The final part of the “What, Why and How” investment process involves “determining the risk-reward characteristics of each trade, finding out how to capitalize on mispriced opportunities, and taking a portfolio perspective by assessing how a new strategy correlates with other strategies or positions we might hold.”
Return Target and Main Risk
SEB Eureka has an annual return ambition of four to eight percent with a volatility target in the same range. More importantly, however, the fund seeks to avoid exposure to market directionality in the pursuit of alpha. As Andersen explains, “if we can truly deliver uncorrelated returns, SEB Eureka does not have to yield six or eight percent to be an appealing investment. We focus extensively on being uncorrelated.”
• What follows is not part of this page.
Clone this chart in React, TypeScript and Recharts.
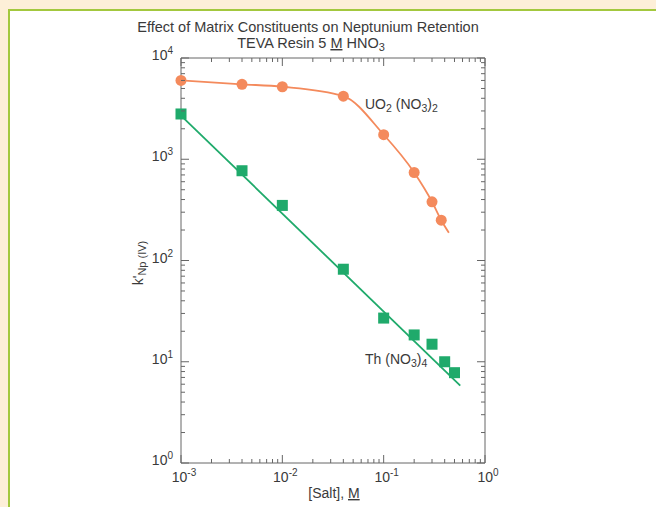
import React from "react";
import { ComposedChart, XAxis, YAxis, Line, Scatter } from "recharts";

// [Salt] (M) and k' values
const uo2Salt = [0.001, 0.004, 0.01, 0.04, 0.1, 0.2, 0.3, 0.37];
const uo2K = [6000, 5500, 5200, 4200, 1750, 740, 380, 250];
// smooth curve through the UO2 points, running a little past the last one
const uo2CurveSalt = [0.001, 0.004, 0.01, 0.04, 0.1, 0.2, 0.3, 0.37, 0.44];
const uo2CurveK = [6000, 5500, 5200, 4200, 1750, 740, 380, 250, 188];

const thSalt = [0.001, 0.004, 0.01, 0.04, 0.1, 0.2, 0.3, 0.4, 0.5];
const thK = [2800, 770, 350, 82, 27, 18.4, 14.9, 10, 7.8];
// straight fit line ends
const thFitSalt = [0.001, 0.57];
const thFitK = [2700, 5.8];

const xDecades = [0.001, 0.01, 0.1, 1];
const xDecadeLabels = ["-3", "-2", "-1", "0"];
const yDecades = [1, 10, 100, 1000, 10000];
const yDecadeLabels = ["0", "1", "2", "3", "4"];

const ORANGE = "#f48a5c";
const GREEN = "#1faa6b";
const INK = "#3a3a3a";
const AXIS = "#666";
const FONT = "'Liberation Sans', Arial, sans-serif";

const W = 656;
const H = 507;
// plot box
const LEFT = 181;
const RIGHT = 485;
const TOP = 58;
const BOTTOM = 463;

const toPoints = (xs: number[], ys: number[]) => xs.map((x, i) => ({ x, y: ys[i] }));
const uo2Points = toPoints(uo2Salt, uo2K);
const uo2Curve = toPoints(uo2CurveSalt, uo2CurveK);
const thPoints = toPoints(thSalt, thK);
const thFit = toPoints(thFitSalt, thFitK);

// major + minor (2..9) log ticks
const logTicks = (decades: number[]) => {
  const out: number[] = [];
  decades.forEach((d, i) => {
    out.push(d);
    if (i < decades.length - 1) {
      for (let k = 2; k <= 9; k++) out.push(+(d * k).toPrecision(6));
    }
  });
  return out;
};
const xTicks = logTicks(xDecades);
const yTicks = logTicks(yDecades);

const isMajor = (v: number) => {
  const l = Math.log10(v);
  return Math.abs(l - Math.round(l)) < 1e-6;
};

const MAJOR = 8;
const MINOR = 4;

const Pow = ({ x, y, exp, anchor }: { x: number; y: number; exp: string; anchor: string }) => (
  <text x={x} y={y} textAnchor={anchor} fontSize={14} fill={INK} fontFamily={FONT}>
    10<tspan dy={-6} fontSize={10}>{exp}</tspan>
  </text>
);

const BottomTick = (props: any) => {
  const { x, y, payload } = props;
  const v = payload.value;
  const major = isMajor(v);
  const idx = xDecades.findIndex((d) => Math.abs(d - v) < 1e-9);
  return (
    <g>
      <line x1={x} x2={x} y1={y} y2={y - (major ? MAJOR : MINOR)} stroke={AXIS} />
      {idx >= 0 && <Pow x={x + 3} y={y + 19} exp={xDecadeLabels[idx]} anchor="middle" />}
    </g>
  );
};

const TopTick = (props: any) => {
  const { x, y, payload } = props;
  const major = isMajor(payload.value);
  return <line x1={x} x2={x} y1={y} y2={y + (major ? MAJOR : MINOR)} stroke={AXIS} />;
};

const LeftTick = (props: any) => {
  const { x, y, payload } = props;
  const v = payload.value;
  const major = isMajor(v);
  const idx = yDecades.findIndex((d) => Math.abs(d - v) < 1e-9);
  return (
    <g>
      <line x1={x} x2={x + (major ? MAJOR : MINOR)} y1={y} y2={y} stroke={AXIS} />
      {idx >= 0 && <Pow x={x - 8} y={y + 2} exp={yDecadeLabels[idx]} anchor="end" />}
    </g>
  );
};

const RightTick = (props: any) => {
  const { x, y, payload } = props;
  const major = isMajor(payload.value);
  return <line x1={x} x2={x - (major ? MAJOR : MINOR)} y1={y} y2={y} stroke={AXIS} />;
};

const Square = (props: any) => {
  const { cx, cy } = props;
  if (cx == null || cy == null) return null;
  return <rect x={cx - 5.5} y={cy - 5.5} width={11} height={11} fill={GREEN} />;
};

const Dot = (props: any) => {
  const { cx, cy } = props;
  if (cx == null || cy == null) return null;
  return <circle cx={cx} cy={cy} r={5.5} fill={ORANGE} />;
};

const axisCommon = {
  type: "number" as const,
  scale: "log" as const,
  interval: 0,
  tickSize: 0,
  tickMargin: 0,
  tickLine: false,
  stroke: AXIS,
};

export default function App() {
  return (
    <div
      style={{
        position: "absolute",
        left: 0,
        top: 0,
        width: W,
        height: H,
        background: "#fdefd8",
        overflow: "hidden",
      }}
    >
      <div
        style={{
          position: "absolute",
          left: 8,
          top: 9,
          right: 0,
          bottom: 0,
          background: "#fff",
          borderLeft: "2px solid #a3c83e",
          borderTop: "2px solid #a3c83e",
        }}
      />
      <div style={{ position: "absolute", left: 0, top: 0 }}>
        <ComposedChart
          width={W}
          height={H}
          margin={{ top: TOP - 10, left: LEFT - 40, right: W - RIGHT - 10, bottom: H - BOTTOM - 30 }}
        >
          <XAxis
            {...axisCommon}
            xAxisId="b"
            dataKey="x"
            domain={[0.001, 1]}
            ticks={xTicks}
            height={30}
            tick={<BottomTick />}
          />
          <XAxis
            {...axisCommon}
            xAxisId="t"
            orientation="top"
            dataKey="x"
            domain={[0.001, 1]}
            ticks={xTicks}
            height={10}
            tick={<TopTick />}
          />
          <YAxis
            {...axisCommon}
            yAxisId="l"
            dataKey="y"
            domain={[1, 10000]}
            ticks={yTicks}
            width={40}
            tick={<LeftTick />}
          />
          <YAxis
            {...axisCommon}
            yAxisId="r"
            orientation="right"
            dataKey="y"
            domain={[1, 10000]}
            ticks={yTicks}
            width={10}
            tick={<RightTick />}
          />
          <Line
            xAxisId="b"
            yAxisId="l"
            data={uo2Curve}
            dataKey="y"
            type="monotone"
            stroke={ORANGE}
            strokeWidth={1.8}
            dot={false}
            activeDot={false}
            isAnimationActive={false}
          />
          <Line
            xAxisId="b"
            yAxisId="l"
            data={thFit}
            dataKey="y"
            type="linear"
            stroke={GREEN}
            strokeWidth={1.8}
            dot={false}
            activeDot={false}
            isAnimationActive={false}
          />
          <Scatter xAxisId="b" yAxisId="l" data={uo2Points} dataKey="y" shape={<Dot />} isAnimationActive={false} />
          <Scatter xAxisId="b" yAxisId="l" data={thPoints} dataKey="y" shape={<Square />} isAnimationActive={false} />
          {/* keep the mirrored axes tied to data so they draw */}
          <Scatter xAxisId="t" yAxisId="r" data={thPoints} dataKey="y" shape={() => null} isAnimationActive={false} />
        </ComposedChart>
      </div>
      <svg
        width={W}
        height={H}
        style={{ position: "absolute", left: 0, top: 0, pointerEvents: "none" }}
        fontFamily={FONT}
        fill={INK}
      >
        <text x={308} y={32} textAnchor="middle" fontSize={14.5}>
          Effect of Matrix Constituents on Neptunium Retention
        </text>
        <text x={311} y={48} textAnchor="middle" fontSize={14.5}>
          TEVA Resin 5 <tspan textDecoration="underline">M</tspan> HNO<tspan dy={3} fontSize={11}>3</tspan>
        </text>
        <text x={365} y={109} fontSize={14}>
          UO<tspan dy={3} fontSize={10.5}>2</tspan>
          <tspan dy={-3}> (NO</tspan>
          <tspan dy={3} fontSize={10.5}>3</tspan>
          <tspan dy={-3}>)</tspan>
          <tspan dy={3} fontSize={10.5}>2</tspan>
        </text>
        <text x={365} y={364} fontSize={14}>
          Th (NO<tspan dy={3} fontSize={10.5}>3</tspan>
          <tspan dy={-3}>)</tspan>
          <tspan dy={3} fontSize={10.5}>4</tspan>
        </text>
        <text x={334} y={498} textAnchor="middle" fontSize={14}>
          [Salt], <tspan textDecoration="underline">M</tspan>
        </text>
        <text transform="translate(143 263) rotate(-90)" textAnchor="middle" fontSize={14}>
          k'<tspan dy={3} fontSize={11}>Np (IV)</tspan>
        </text>
      </svg>
    </div>
  );
}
Currently managing DKK 2.1 billion, SEB Eureka Fixed Income Relative Value returned 4.05 percent in 2018 and returned an additional 2.54 percent during the first three months of 2019. The fund’s Sharpe ratio since its inception in mid-January 2018 stands at 2.96.
Although the fund’s exposure to credit and interest-rate risks are limited, “the main risk faced by our fund is a drawdown in a distressed scenario,” acknowledges the CIO. “If you enter a Lehman-type scenario, will you have a loss to the degree that you are forced to unwind positions? Much of the risk management, of course, is to evaluate the risk we hold in stress scenarios.
Yet, “a stable low-volatile market would not be good for our strategy,” reckons Andersen. Whereas smooth markets limit drawdown risk in the bucket of leveraged positions in covered bonds, “volatility tends to be lucrative for the other relative-value strategies,” continues the CIO. “Volatility creates opportunities we can exploit.”